Saturday, December 4, 2010

Week 9 EOC: What is Cyber Mondy

Around the holidays, the busiest and possibly most important day of holiday shopping is what is known as Black Friday. This refers to the Friday following Thanksgiving where retails supposedly place many of their items on significant sales in order to jumpstart the holiday shopping season. As a result of consumerism hungry for good deals for Christmas, the seasonal spirit of on-sale items spread to internet shopping, a now very important and formidable force in shopping. “For the past few years, online retailers have found that sales on the Monday after Thanksgiving have been creeping higher, giving retailers an additional reason to be jolly during the ceremonial kickoff to the holiday season.” (Shop.org).

The term “Cyber Monday” allegedly stems from the aftershock of this beginning holiday rush. During this busiest of shopping days, potential savvy shoppers became disappointed with lack of sales that met their expectations. And after coming empty that weekend, proceeded to go back to work the following Monday and surf the internet to find better deals on the items they had been looking for in the first place. “The name Cyber Monday grew out of the observation that millions of otherwise productive working Americans, fresh off a Thanksgiving weekend of window shopping, were returning to high-speed Internet connections at work Monday and buying what they liked.” (New York Times).

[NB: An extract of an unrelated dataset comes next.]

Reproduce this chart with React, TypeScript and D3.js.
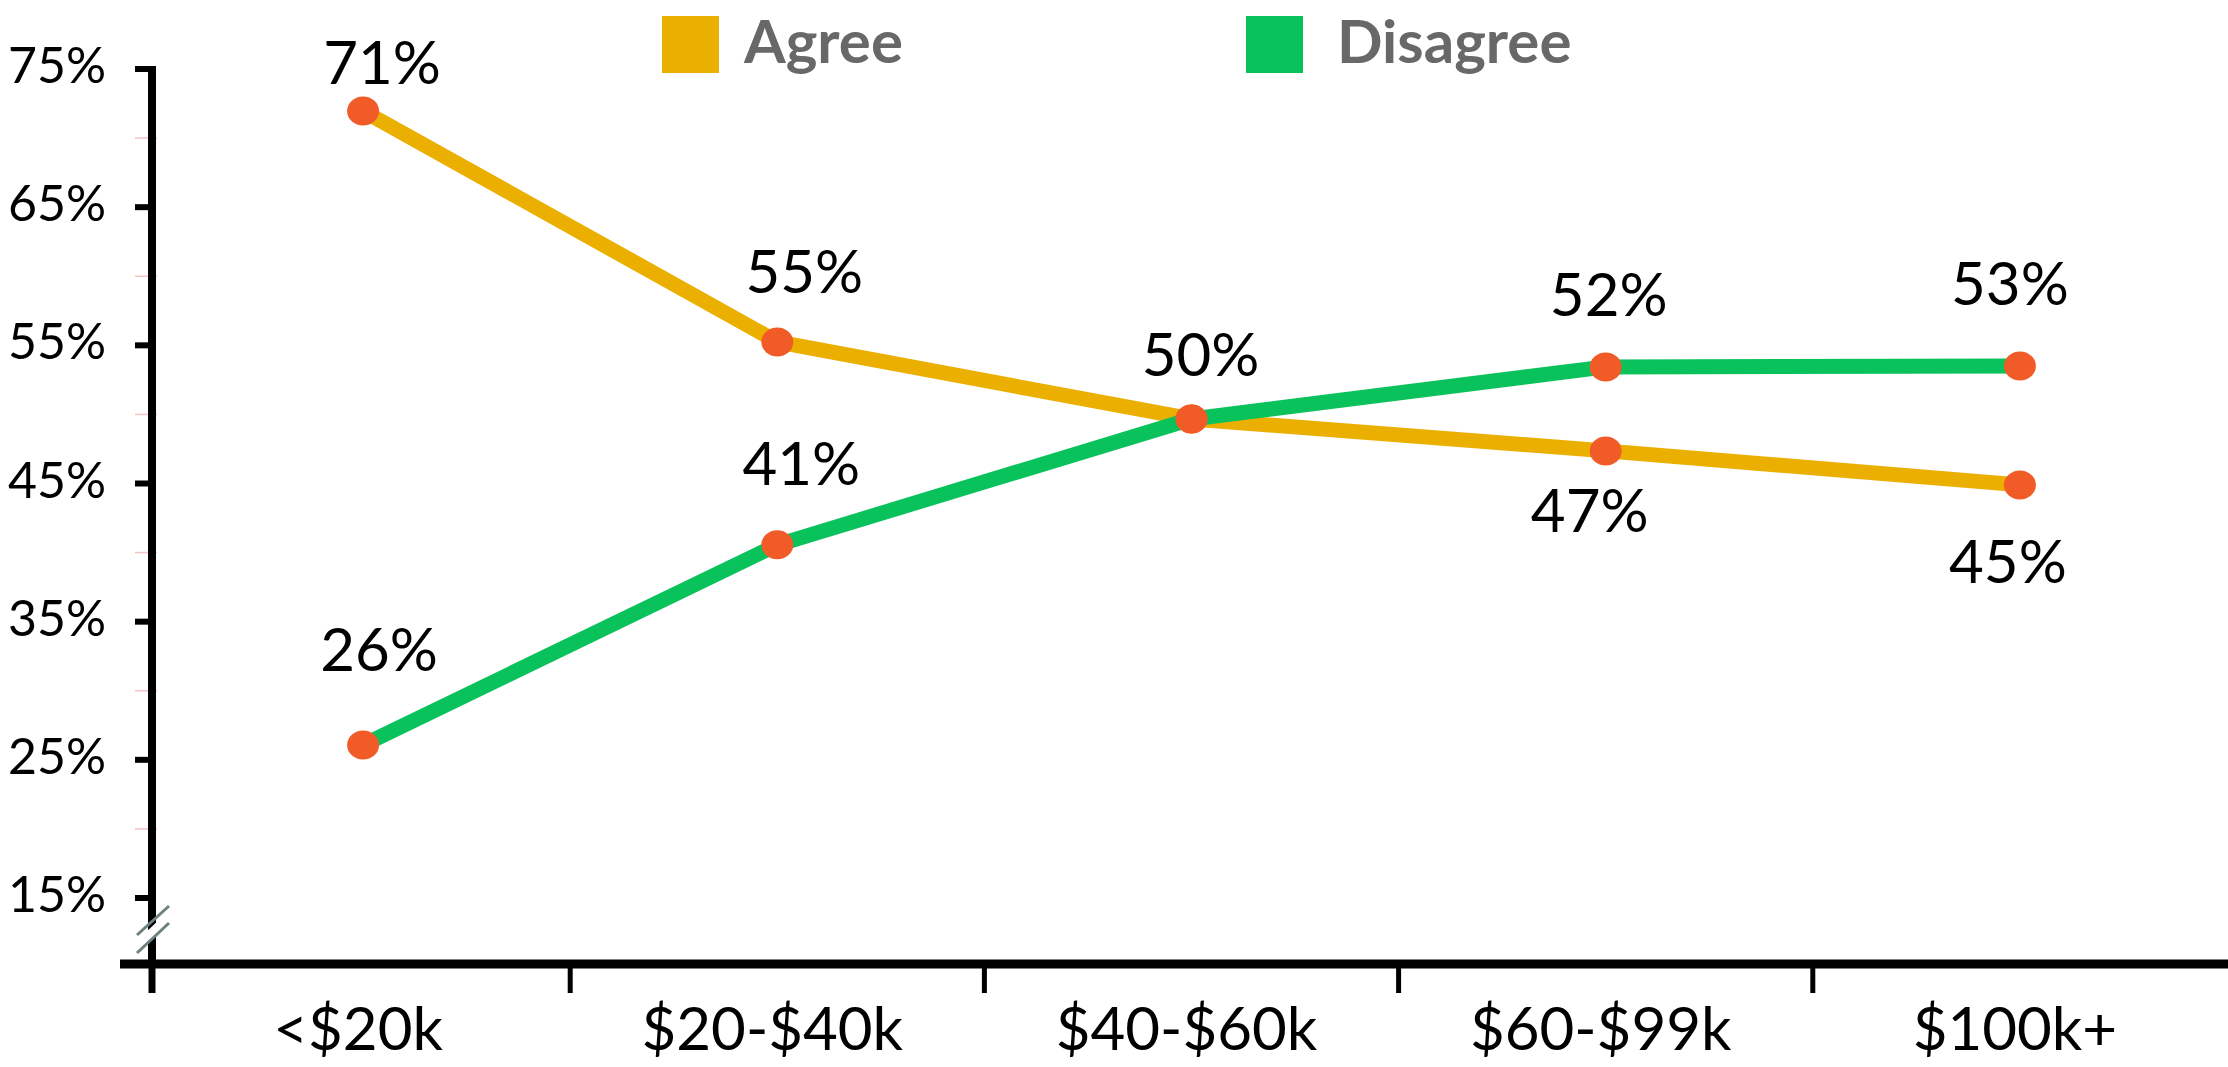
import React, { useEffect } from "react";
import * as d3 from "d3";

// ---- data ----
const categories = ["<$20k", "$20-$40k", "$40-$60k", "$60-$99k", "$100k+"];
const agreeValues = [71.96, 55.25, 49.67, 47.36, 44.9];
const disagreeValues = [26.08, 40.56, 49.67, 53.44, 53.5];
const agreeLabels = [71, 55, 50, 47, 45];
const disagreeLabels = [26, 41, 50, 52, 53];
const yTicks = [15, 25, 35, 45, 55, 65, 75];
const yMinorTicks = [20, 30, 40, 50, 60, 70];
const seriesNames = ["Agree", "Disagree"];

// ---- layout (offsets of value labels from their points) ----
const agreeLabelOffsets: ([number, number] | null)[] = [
  [19, -27],
  [27, -49],
  [9, -43],
  [-16, 81],
  [-12, 98],
];
const disagreeLabelOffsets: ([number, number] | null)[] = [
  [16, -74],
  [24, -60],
  null,
  [3, -51],
  [-10, -61],
];

const W = 2228;
const H = 1067;
const AGREE = "#EBAF00";
const DISAGREE = "#0AC25C";
const DOT = "#F15B28";
const FONT = "Lato, 'Open Sans', sans-serif";

export default function App() {
  useEffect(() => {
    document.body.style.margin = "0";
  }, []);

  const axisX = 152;
  const axisBottom = 964;
  const y = d3.scaleLinear().domain([15, 75]).range([898, 69]);
  const x = d3.scaleBand<string>().domain(categories).range([156, 2227]).padding(0);
  const cx = (c: string) => (x(c) as number) + x.bandwidth() / 2;

  const line = d3
    .line<number>()
    .x((_, i) => cx(categories[i]))
    .y((v) => y(v));

  const series = [
    { name: seriesNames[0], values: agreeValues, labels: agreeLabels, offsets: agreeLabelOffsets, color: AGREE },
    { name: seriesNames[1], values: disagreeValues, labels: disagreeLabels, offsets: disagreeLabelOffsets, color: DISAGREE },
  ];

  const xTickPositions = categories.slice(1).map((c) => x(c) as number);

  return (
    <svg width={W} height={H} style={{ display: "block", background: "#fff" }} fontFamily={FONT}>
      {/* legend */}
      <g>
        <rect x={662} y={16} width={57} height={57} fill={AGREE} />
        <text x={744} y={63} fontSize={60} fontWeight={700} fill="#686868">
          {seriesNames[0]}
        </text>
        <rect x={1246} y={16} width={57} height={57} fill={DISAGREE} />
        <text x={1337} y={63} fontSize={60} fontWeight={700} fill="#686868">
          {seriesNames[1]}
        </text>
      </g>

      {/* y minor ticks */}
      {yMinorTicks.map((t) => (
        <line key={"m" + t} x1={135} x2={157} y1={y(t)} y2={y(t)} stroke="#f2c4c4" strokeWidth={1.5} />
      ))}
      {/* y axis */}
      <line x1={axisX} x2={axisX} y1={y(75) - 3} y2={axisBottom} stroke="#000" strokeWidth={8} />
      {yTicks.map((t) => (
        <g key={"t" + t}>
          <line x1={135} x2={156} y1={y(t)} y2={y(t)} stroke="#000" strokeWidth={6} />
          <text x={106} y={y(t) + 14} textAnchor="end" fontSize={50} fill="#000">
            {t}%
          </text>
        </g>
      ))}

      {/* axis break */}
      <polygon points="144,934 162,917 162,929 144,946" fill="#fff" />
      <line x1={137} y1={935} x2={169} y2={906} stroke="#6e8080" strokeWidth={3} />
      <line x1={137} y1={953} x2={169} y2={923} stroke="#6e8080" strokeWidth={3} />

      {/* x axis */}
      <line x1={120} x2={W} y1={axisBottom} y2={axisBottom} stroke="#000" strokeWidth={9} />
      <line x1={axisX} x2={axisX} y1={axisBottom} y2={993} stroke="#000" strokeWidth={7} />
      {xTickPositions.map((p, i) => (
        <line key={"xt" + i} x1={p} x2={p} y1={axisBottom} y2={993} stroke="#000" strokeWidth={5} />
      ))}
      {categories.map((c) => (
        <text key={c} x={cx(c) - 5} y={1050} textAnchor="middle" fontSize={60} fill="#000">
          {c}
        </text>
      ))}

      {/* lines */}
      {series.map((s) => (
        <path
          key={s.name}
          d={line(s.values) as string}
          fill="none"
          stroke={s.color}
          strokeWidth={15}
          strokeLinejoin="round"
        />
      ))}

      {/* dots */}
      {series.map((s) =>
        s.values.map((v, i) => (
          <ellipse key={s.name + "d" + i} cx={cx(categories[i])} cy={y(v)} rx={16} ry={14.5} fill={DOT} />
        ))
      )}

      {/* value labels */}
      {series.map((s) =>
        s.values.map((v, i) => {
          const off = s.offsets[i];
          if (!off) return null;
          return (
            <text
              key={s.name + "l" + i}
              x={cx(categories[i]) + off[0]}
              y={y(v) + off[1]}
              textAnchor="middle"
              fontSize={60}
              fill="#000"
            >
              {s.labels[i]}%
            </text>
          );
        })
      )}
    </svg>
  );
}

Whatever your opinions of business practices on Black Friday or Cyber Monday, there are a few deals there to be had for the pick/craft consumer. Regardless of the hype associated with the supposed days of deals (since Cyber Monday had now been universally expanded into Cyber Week), it’s definitely working. Many retailers showing lackluster returns during this busy weekend, are now reporting much higher returns due to the renewed online activity. “Number crunchers estimate $1 billion was spent online Monday and $45 billion was spent at retail stores on Friday.” (PC World).
So there you have it. A hoax? A sham to rid us of our money? Perhaps. But you can’t deny that it’s working…and sometimes we even get pretty good deals!